_Objective:_
Return only the lines from the start of the records through the line that contains "fig = go.Figure()", inclusive; leave out all pictures.

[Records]
╭──
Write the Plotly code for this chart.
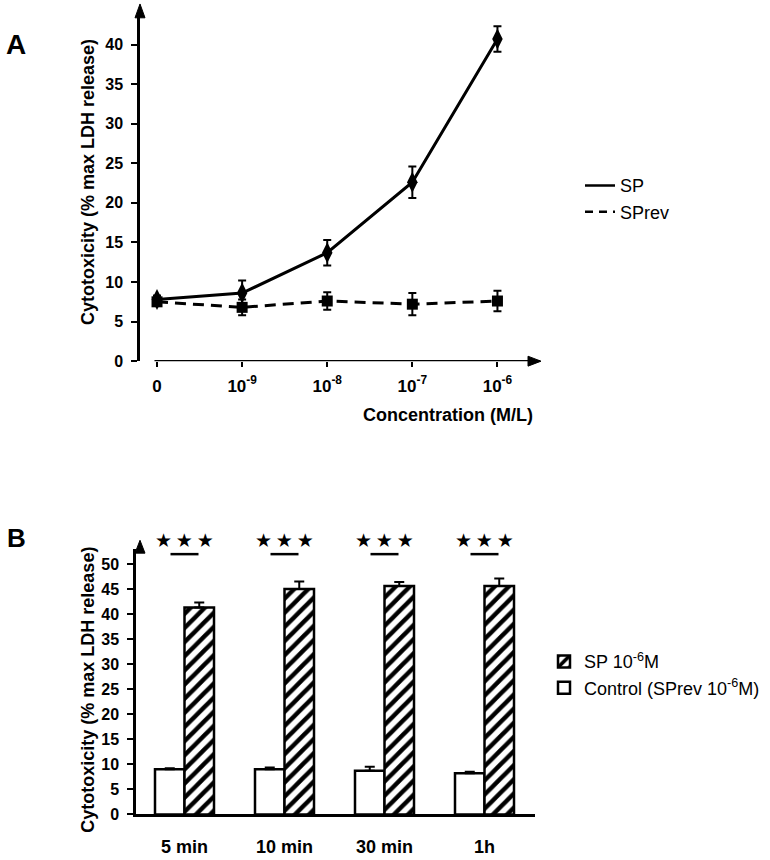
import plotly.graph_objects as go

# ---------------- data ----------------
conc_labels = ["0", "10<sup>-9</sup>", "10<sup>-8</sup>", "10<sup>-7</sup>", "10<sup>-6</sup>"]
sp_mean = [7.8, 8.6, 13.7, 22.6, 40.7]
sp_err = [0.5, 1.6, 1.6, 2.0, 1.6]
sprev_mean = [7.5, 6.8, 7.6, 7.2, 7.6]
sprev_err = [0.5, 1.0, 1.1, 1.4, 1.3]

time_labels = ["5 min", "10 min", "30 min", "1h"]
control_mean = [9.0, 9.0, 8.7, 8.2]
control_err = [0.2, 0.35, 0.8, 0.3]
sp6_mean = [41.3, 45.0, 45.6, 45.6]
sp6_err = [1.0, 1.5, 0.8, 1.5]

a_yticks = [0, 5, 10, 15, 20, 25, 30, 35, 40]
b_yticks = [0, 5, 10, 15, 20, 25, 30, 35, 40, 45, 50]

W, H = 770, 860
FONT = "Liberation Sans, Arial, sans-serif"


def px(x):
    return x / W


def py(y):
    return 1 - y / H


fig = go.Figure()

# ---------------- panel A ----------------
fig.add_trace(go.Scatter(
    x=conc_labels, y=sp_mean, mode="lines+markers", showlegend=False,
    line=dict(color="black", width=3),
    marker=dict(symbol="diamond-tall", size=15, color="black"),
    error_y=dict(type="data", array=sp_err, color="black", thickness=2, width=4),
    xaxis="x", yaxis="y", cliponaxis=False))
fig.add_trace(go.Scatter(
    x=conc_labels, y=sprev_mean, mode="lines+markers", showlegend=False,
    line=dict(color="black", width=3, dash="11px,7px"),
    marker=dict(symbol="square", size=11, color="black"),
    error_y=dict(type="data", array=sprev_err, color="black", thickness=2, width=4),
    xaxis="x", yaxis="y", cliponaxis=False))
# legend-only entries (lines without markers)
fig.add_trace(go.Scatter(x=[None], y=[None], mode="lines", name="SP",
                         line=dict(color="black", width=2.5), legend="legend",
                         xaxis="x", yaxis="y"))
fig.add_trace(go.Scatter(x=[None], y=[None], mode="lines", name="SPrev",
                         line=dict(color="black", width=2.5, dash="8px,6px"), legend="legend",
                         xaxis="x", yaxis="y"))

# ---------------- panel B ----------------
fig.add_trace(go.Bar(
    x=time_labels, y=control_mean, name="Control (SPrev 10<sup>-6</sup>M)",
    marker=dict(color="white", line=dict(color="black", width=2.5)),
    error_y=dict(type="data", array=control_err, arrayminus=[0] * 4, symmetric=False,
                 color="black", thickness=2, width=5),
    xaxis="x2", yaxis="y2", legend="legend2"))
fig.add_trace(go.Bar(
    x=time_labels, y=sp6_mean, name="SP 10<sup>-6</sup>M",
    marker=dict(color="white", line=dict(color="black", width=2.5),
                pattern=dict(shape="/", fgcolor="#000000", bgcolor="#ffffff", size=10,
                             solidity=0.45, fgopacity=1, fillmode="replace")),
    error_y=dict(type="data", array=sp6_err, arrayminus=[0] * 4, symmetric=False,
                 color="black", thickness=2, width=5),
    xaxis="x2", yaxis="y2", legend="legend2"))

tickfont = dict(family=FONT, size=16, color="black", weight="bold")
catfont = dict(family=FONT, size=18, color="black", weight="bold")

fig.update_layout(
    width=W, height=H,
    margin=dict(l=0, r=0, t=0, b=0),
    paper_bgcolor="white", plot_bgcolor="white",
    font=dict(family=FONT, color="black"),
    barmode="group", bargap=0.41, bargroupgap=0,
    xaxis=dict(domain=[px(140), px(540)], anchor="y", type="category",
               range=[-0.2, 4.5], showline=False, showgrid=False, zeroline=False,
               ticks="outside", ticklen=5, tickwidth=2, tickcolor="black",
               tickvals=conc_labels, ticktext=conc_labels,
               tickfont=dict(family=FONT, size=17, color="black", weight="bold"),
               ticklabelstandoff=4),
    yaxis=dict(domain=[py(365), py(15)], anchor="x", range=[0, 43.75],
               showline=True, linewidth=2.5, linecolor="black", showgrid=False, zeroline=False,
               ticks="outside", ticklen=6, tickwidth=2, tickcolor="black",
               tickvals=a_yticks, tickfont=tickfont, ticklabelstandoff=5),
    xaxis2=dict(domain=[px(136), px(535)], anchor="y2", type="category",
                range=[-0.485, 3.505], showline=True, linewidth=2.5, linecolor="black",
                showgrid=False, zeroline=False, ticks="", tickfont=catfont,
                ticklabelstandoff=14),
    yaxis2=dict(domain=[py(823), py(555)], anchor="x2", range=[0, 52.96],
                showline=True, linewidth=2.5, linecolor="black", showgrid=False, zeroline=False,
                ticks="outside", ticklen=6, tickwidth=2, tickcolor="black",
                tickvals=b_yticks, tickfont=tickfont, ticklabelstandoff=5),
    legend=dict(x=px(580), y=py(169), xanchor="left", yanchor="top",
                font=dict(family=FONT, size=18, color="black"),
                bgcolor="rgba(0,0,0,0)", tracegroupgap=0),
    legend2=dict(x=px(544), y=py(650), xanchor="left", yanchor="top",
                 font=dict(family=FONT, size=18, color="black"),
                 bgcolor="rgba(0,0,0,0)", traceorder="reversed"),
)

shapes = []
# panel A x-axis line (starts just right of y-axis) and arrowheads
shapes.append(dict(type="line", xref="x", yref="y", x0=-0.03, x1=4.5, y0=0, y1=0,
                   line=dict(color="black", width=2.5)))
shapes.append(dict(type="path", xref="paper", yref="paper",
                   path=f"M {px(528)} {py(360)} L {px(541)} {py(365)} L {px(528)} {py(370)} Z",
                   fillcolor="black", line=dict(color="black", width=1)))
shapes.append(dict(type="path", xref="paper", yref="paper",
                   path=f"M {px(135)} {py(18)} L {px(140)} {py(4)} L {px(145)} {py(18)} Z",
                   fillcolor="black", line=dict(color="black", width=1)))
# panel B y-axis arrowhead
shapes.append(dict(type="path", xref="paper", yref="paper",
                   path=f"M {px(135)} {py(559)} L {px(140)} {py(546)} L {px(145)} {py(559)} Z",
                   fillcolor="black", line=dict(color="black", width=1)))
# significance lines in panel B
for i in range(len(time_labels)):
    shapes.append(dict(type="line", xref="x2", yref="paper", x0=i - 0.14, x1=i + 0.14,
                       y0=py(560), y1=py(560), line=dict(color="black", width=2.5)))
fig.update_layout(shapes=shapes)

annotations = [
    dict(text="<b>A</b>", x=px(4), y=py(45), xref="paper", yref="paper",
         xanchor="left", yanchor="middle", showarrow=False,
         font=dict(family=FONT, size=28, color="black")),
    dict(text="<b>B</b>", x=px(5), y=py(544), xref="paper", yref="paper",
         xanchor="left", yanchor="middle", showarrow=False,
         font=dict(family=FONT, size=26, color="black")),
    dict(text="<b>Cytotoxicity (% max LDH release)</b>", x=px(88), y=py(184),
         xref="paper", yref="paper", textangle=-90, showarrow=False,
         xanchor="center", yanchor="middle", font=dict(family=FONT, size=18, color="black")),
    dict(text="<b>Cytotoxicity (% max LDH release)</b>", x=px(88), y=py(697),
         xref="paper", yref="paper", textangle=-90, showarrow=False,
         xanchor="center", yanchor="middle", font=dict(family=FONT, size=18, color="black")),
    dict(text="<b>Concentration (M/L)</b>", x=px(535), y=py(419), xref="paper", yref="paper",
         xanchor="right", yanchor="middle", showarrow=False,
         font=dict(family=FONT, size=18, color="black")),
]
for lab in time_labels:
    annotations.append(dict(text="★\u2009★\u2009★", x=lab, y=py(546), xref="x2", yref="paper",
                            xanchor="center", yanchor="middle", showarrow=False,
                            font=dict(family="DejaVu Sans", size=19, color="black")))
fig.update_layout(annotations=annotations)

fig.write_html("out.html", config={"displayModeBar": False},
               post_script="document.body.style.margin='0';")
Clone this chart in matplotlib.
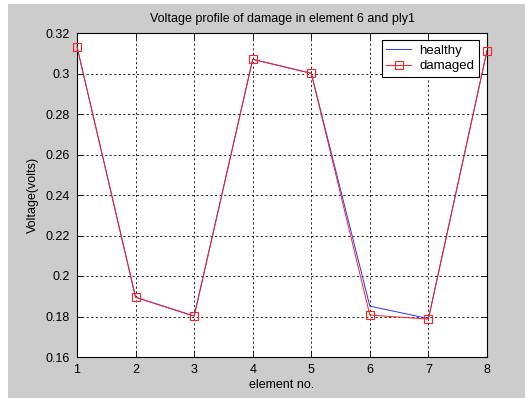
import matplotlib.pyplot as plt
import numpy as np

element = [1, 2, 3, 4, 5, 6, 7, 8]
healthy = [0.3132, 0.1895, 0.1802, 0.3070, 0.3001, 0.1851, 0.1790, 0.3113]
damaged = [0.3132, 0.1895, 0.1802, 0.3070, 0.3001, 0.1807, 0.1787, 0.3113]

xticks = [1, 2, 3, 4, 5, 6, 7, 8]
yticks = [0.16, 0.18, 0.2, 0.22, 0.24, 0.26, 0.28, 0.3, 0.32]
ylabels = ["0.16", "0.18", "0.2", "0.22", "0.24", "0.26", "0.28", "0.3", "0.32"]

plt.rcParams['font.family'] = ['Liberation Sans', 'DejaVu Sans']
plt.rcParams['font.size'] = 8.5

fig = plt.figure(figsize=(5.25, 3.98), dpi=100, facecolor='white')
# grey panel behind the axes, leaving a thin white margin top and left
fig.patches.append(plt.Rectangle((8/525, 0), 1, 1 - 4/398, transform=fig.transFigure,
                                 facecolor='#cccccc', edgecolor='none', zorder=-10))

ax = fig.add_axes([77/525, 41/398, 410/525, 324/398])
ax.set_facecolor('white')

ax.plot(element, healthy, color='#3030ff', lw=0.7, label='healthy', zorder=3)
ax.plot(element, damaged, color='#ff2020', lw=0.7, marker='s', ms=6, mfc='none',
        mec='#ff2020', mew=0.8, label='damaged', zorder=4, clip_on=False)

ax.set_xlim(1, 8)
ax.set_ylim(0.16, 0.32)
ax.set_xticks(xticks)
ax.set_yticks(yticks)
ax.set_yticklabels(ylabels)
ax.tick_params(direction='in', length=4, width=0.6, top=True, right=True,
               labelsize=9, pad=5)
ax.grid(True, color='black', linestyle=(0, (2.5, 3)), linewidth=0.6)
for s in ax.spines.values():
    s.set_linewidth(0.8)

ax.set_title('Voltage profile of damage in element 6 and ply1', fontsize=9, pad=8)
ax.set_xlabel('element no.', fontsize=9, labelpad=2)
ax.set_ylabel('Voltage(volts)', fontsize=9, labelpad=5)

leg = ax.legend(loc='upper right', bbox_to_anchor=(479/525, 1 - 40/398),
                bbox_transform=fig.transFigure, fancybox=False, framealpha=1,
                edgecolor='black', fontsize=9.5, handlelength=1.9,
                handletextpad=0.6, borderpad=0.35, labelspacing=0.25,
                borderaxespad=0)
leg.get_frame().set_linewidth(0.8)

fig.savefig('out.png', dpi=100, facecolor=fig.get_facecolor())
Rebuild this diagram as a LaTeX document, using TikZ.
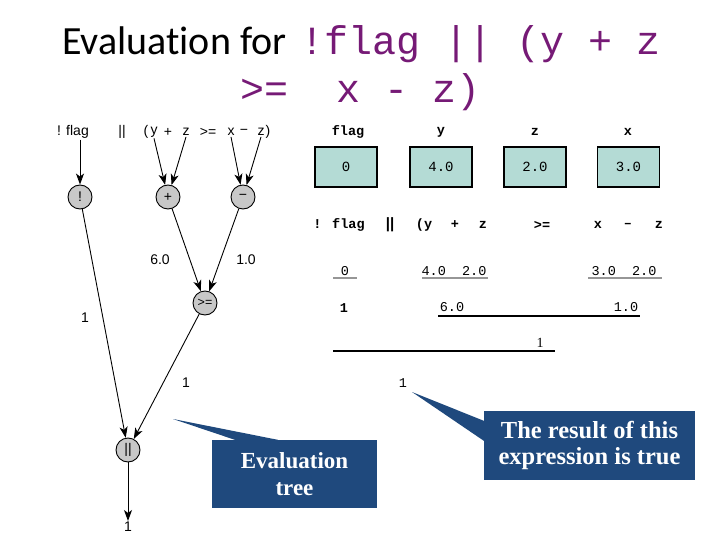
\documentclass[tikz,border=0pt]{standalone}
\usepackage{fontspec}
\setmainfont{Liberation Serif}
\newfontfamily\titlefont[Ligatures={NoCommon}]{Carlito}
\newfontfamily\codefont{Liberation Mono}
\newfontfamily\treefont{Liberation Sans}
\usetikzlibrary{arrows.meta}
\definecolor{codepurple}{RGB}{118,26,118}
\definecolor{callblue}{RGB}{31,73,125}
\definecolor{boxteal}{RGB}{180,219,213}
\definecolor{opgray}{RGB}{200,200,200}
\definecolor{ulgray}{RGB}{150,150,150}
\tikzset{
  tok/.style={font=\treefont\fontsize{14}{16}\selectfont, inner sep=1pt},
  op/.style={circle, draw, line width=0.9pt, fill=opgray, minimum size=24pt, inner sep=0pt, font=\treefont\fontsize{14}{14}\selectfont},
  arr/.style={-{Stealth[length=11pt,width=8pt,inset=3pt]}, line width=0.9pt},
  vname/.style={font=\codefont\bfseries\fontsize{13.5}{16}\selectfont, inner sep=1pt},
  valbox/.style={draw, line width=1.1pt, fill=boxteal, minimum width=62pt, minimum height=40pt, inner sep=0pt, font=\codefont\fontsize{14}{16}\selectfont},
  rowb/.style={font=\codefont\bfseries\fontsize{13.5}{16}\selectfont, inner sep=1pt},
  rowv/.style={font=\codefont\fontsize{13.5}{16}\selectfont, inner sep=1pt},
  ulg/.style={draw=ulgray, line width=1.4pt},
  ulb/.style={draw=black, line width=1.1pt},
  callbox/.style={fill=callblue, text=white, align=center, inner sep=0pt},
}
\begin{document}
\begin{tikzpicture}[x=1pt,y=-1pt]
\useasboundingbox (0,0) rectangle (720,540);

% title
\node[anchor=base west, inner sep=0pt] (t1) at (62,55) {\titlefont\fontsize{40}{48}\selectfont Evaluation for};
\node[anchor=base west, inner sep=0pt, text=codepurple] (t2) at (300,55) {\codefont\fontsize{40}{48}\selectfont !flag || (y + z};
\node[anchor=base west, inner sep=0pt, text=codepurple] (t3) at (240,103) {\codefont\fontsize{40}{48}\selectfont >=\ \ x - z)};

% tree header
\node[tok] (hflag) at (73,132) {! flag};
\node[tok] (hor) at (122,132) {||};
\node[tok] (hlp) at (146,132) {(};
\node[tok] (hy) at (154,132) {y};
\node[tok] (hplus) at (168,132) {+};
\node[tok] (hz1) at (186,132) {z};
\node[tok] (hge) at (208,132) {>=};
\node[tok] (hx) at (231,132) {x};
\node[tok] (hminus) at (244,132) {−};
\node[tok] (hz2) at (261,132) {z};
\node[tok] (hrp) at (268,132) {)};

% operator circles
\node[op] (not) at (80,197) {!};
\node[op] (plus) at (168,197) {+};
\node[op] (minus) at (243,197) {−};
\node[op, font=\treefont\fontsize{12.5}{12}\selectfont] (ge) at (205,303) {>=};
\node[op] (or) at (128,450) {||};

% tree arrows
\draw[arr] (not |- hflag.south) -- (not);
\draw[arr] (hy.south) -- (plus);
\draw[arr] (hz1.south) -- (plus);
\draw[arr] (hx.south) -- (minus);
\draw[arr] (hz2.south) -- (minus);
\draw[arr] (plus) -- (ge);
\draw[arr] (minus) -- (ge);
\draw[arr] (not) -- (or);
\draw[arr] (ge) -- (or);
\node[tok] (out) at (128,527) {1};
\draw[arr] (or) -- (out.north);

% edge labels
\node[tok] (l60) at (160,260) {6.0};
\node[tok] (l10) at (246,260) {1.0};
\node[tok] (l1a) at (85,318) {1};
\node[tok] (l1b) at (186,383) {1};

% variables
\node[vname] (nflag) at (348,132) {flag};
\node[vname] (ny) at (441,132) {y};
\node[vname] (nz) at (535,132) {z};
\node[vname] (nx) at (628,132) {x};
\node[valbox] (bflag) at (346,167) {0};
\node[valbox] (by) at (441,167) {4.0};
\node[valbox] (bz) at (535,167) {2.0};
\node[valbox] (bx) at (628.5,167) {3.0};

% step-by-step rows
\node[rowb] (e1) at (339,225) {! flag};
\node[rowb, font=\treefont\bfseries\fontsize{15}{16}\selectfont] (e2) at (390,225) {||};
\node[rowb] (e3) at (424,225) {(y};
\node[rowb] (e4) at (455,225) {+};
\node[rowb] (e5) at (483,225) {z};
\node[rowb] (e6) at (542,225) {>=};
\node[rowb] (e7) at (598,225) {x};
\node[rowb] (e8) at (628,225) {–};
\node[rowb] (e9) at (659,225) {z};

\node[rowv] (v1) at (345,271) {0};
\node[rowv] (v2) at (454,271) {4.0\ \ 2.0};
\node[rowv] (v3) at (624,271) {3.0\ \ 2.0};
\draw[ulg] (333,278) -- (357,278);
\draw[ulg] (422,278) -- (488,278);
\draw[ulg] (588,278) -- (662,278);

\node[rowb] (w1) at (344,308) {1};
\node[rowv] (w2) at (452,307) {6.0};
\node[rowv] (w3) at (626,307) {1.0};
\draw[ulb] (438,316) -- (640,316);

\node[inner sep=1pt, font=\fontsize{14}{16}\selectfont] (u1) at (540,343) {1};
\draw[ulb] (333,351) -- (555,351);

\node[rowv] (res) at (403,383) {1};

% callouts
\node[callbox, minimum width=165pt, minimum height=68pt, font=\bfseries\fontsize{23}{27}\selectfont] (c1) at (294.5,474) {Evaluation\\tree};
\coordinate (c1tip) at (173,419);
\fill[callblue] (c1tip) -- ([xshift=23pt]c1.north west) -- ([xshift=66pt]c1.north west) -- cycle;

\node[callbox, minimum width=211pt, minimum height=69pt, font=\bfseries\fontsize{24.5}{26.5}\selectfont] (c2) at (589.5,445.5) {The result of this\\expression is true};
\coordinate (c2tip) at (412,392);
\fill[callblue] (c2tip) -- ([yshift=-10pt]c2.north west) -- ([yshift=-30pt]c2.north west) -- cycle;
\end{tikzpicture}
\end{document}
╰──
_Answer to the exercise:_
Write the Plotly code for this chart.
import plotly.graph_objects as go

# ---------------- data ----------------
conc_labels = ["0", "10<sup>-9</sup>", "10<sup>-8</sup>", "10<sup>-7</sup>", "10<sup>-6</sup>"]
sp_mean = [7.8, 8.6, 13.7, 22.6, 40.7]
sp_err = [0.5, 1.6, 1.6, 2.0, 1.6]
sprev_mean = [7.5, 6.8, 7.6, 7.2, 7.6]
sprev_err = [0.5, 1.0, 1.1, 1.4, 1.3]

time_labels = ["5 min", "10 min", "30 min", "1h"]
control_mean = [9.0, 9.0, 8.7, 8.2]
control_err = [0.2, 0.35, 0.8, 0.3]
sp6_mean = [41.3, 45.0, 45.6, 45.6]
sp6_err = [1.0, 1.5, 0.8, 1.5]

a_yticks = [0, 5, 10, 15, 20, 25, 30, 35, 40]
b_yticks = [0, 5, 10, 15, 20, 25, 30, 35, 40, 45, 50]

W, H = 770, 860
FONT = "Liberation Sans, Arial, sans-serif"


def px(x):
    return x / W


def py(y):
    return 1 - y / H


fig = go.Figure()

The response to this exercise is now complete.